With two points (both assists), McDavid ties Sidney Crosby as the active player with the most 100-point seasons (six), though Crosby is on pace for 101 points himself this season. He could hold on to that mantle for at least one more year.

Both powerplays were potent at 2-for-4, a pair of elite offensive teams that would make for a wonderful playoff series one day, if each could navigate their way through their separate Conferences.

But if Edmonton has Stanley Cup aspirations, it’s going to have to shore up its defensive game. The young pair of Philip Broberg and Evan Bouchard were exploited in this one, chasing the puck around their own zone for much of the night against the lightning-quick Rangers.

They were on for the killer goal, that 4-3 marker of Alexis Lafreniere’s just 1:36 into the third period that put New York on its toes, and Edmonton firmly on its heels for the remainder of the period.

“We were soft on a coverage and they have some skill players,” Woodcroft said of the goal. “They were able to pot one, but even at 4-3 I felt quite comfortable.
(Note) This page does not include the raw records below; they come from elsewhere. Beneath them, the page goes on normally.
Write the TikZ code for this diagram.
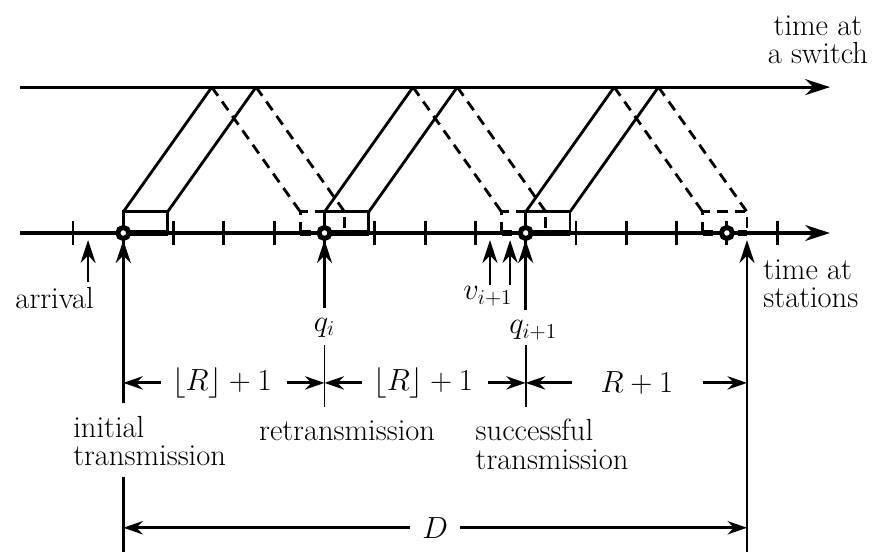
\documentclass[tikz,border=0pt]{standalone}
\usetikzlibrary{arrows.meta}
\tikzset{
  axis/.style={line width=1.8pt,-{Stealth[length=14pt,width=9pt]}},
  uparrow/.style={line width=1.5pt,-{Stealth[length=13pt,width=8.5pt]}},
  dimarrow/.style={line width=1.6pt,-{Stealth[length=11pt,width=7.5pt]}},
  packet/.style={line width=1.6pt},
  feedback/.style={line width=1.6pt,dash pattern=on 6pt off 4pt},
  bound/.style={line width=1pt},
  lbl/.style={font=\fontsize{17.28}{16}\selectfont,inner sep=0pt},
}
\begin{document}
\begin{tikzpicture}
  \useasboundingbox (-1.451,-6.441) rectangle (16.004,4.632);
  \def\pd{1.76}% propagation delay
  \def\pw{0.88}% packet length
  \def\ph{0.42}% box height
  \def\sy{2.9}% switch axis
  % the two time axes
  \coordinate (sw0) at (-1.05,\sy);
  \coordinate (sw1) at (15.05,\sy);
  \draw[axis] (sw0) -- (sw1);
  \coordinate (st0) at (-1.05,0);
  \coordinate (st1) at (15.05,0);
  \draw[axis] (st0) -- (st1);
  \foreach \k in {0,...,14}
    \draw[packet] (\k,-0.24) -- (\k,0.24);
  % transmissions and their feedback
  \foreach \q in {1,5,9} {
    \draw[feedback] (\q+2*\pd,0) rectangle (\q+2*\pd+\pw,\ph);
    \draw[feedback,line width=3pt] (\q+2*\pd,0) -- (\q+2*\pd+\pw,0);
    \draw[packet] (\q,0) rectangle (\q+\pw,\ph);
    \draw[line width=3pt] (\q,0) -- (\q+\pw,0);
    \draw[packet] (\q,\ph) -- (\q+\pd,\sy);
    \draw[packet] (\q+\pw,\ph) -- (\q+\pw+\pd,\sy);
    \draw[feedback] (\q+\pd,\sy) -- (\q+2*\pd,\ph);
    \draw[feedback] (\q+\pw+\pd,\sy) -- (\q+2*\pd+\pw,\ph);
  }
  \foreach \q in {1,5,9,13}
    \draw[line width=2.8pt,fill=white] (\q,0) circle (0.11);
  % arrows pointing at the station axis
  \coordinate (arrT) at (0.3,-0.14);
  \coordinate (arrB) at (0.3,-0.97);
  \draw[uparrow] (arrB) -- (arrT);
  \node[lbl,anchor=north west] (arrival) at (-1.15,-1.07) {arrival};
  \coordinate (iniT) at (1,-0.14);
  \coordinate (iniB) at (1,-3.38);
  \draw[uparrow] (iniB) -- (iniT);
  \coordinate (qiT) at (5,-0.14);
  \coordinate (qiB) at (5,-1.49);
  \draw[uparrow] (qiB) -- (qiT);
  \node[lbl,anchor=base] (qi) at (5,-1.95) {$q_i$};
  \coordinate (vaT) at (8.29,-0.14);
  \coordinate (vaB) at (8.29,-1.03);
  \draw[uparrow] (vaB) -- (vaT);
  \coordinate (vbT) at (8.69,-0.14);
  \coordinate (vbB) at (8.69,-1.03);
  \draw[uparrow] (vbB) -- (vbT);
  \node[lbl,anchor=base] (vnext) at (8.25,-1.33) {$v_{i+1}$};
  \coordinate (qjT) at (9,-0.14);
  \coordinate (qjB) at (9,-1.53);
  \draw[uparrow] (qjB) -- (qjT);
  \node[lbl,anchor=base] (qnext) at (9.15,-2.0) {$q_{i+1}$};
  \coordinate (endT) at (13.4,-0.14);
  \coordinate (endB) at (13.4,-6.34);
  \draw[uparrow] (endB) -- (endT);
  % interval bounds
  \coordinate (sepA) at (5,-2.23);
  \coordinate (sepB) at (5,-3.46);
  \draw[bound] (sepA) -- (sepB);
  \coordinate (sepC) at (9,-2.23);
  \coordinate (sepD) at (9,-3.46);
  \draw[bound] (sepC) -- (sepD);
  \coordinate (lowA) at (1,-4.85);
  \coordinate (lowB) at (1,-6.34);
  \draw[packet] (lowA) -- (lowB);
  % interval lengths
  \node[lbl] (gapA) at (2.96,-2.98) {$\lfloor R\rfloor+1$};
  \node[lbl] (gapB) at (6.96,-2.98) {$\lfloor R\rfloor+1$};
  \node[lbl] (gapC) at (11.21,-2.98) {$R+1$};
  \draw[dimarrow] (1.74,-2.98) -- (1,-2.98);
  \draw[dimarrow] (4.25,-2.98) -- (5,-2.98);
  \draw[dimarrow] (5.74,-2.98) -- (5,-2.98);
  \draw[dimarrow] (8.25,-2.98) -- (9,-2.98);
  \draw[dimarrow] (9.92,-2.98) -- (9,-2.98);
  \draw[dimarrow] (12.52,-2.98) -- (13.4,-2.98);
  \node[lbl] (delay) at (7.2,-5.86) {$D$};
  \draw[dimarrow] (6.7,-5.86) -- (1,-5.86);
  \draw[dimarrow] (7.7,-5.86) -- (13.4,-5.86);
  % texts
  \node[lbl,anchor=north west,align=left] (initial) at (0,-3.64) {initial\\transmission};
  \node[lbl,anchor=base] (retrans) at (5.45,-4.12) {retransmission};
  \node[lbl,anchor=north west,align=left] (success) at (8.0,-3.70) {successful\\transmission};
  \node[lbl,anchor=north,align=center] (switch) at (14.81,4.33) {time at\\a switch};
  \node[lbl,anchor=north west,align=left] (stations) at (13.72,-0.52) {time at\\stations};
\end{tikzpicture}
\end{document}
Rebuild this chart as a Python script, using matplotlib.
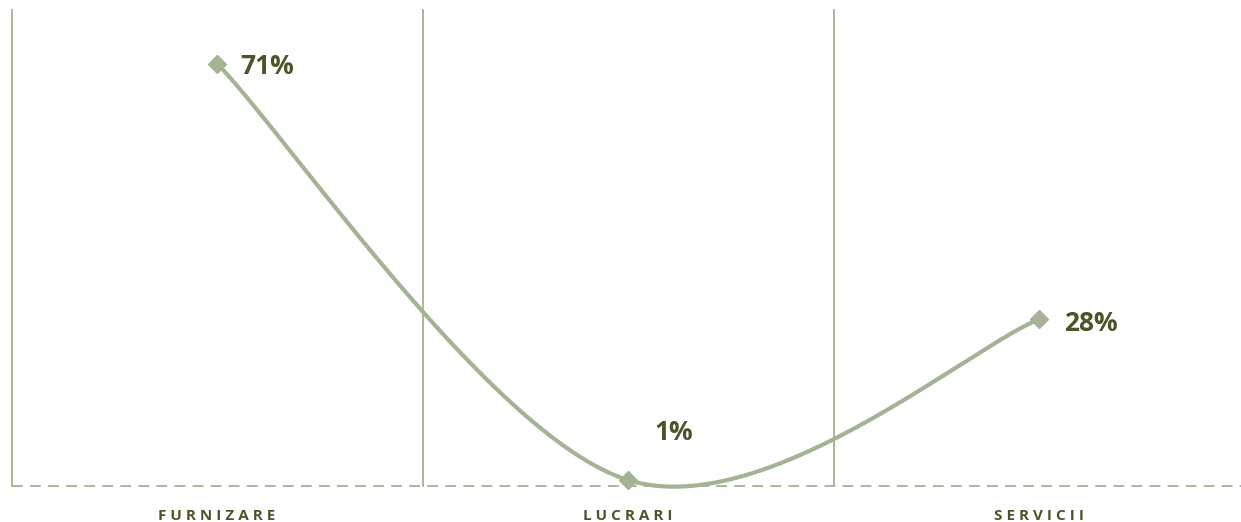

The difference was, they tied it up on a five-on-three, and we didn’t score on our four-on-three in overtime.”

It’s funny, but a game like this brings the Oilers trade targets full circle, right back to where they were six weeks ago.

What began with a Joel Edmundson, Vladislav Gavrikov-type defender strayed on to forwards, and then the offensive maestro Erik Karlsson.

But when you score four and can’t win — for two games in a row — you begin to wonder if a staunch defender isn’t still the add general manager Ken Holland should be making. It doesn’t have to be either of the aforementioned, but we all know how the post-season works.

Getting a lead in the playoffs is hard. Defending it is even harder.

On this night at least, Edmonton didn’t defend hard enough. And it was a problem.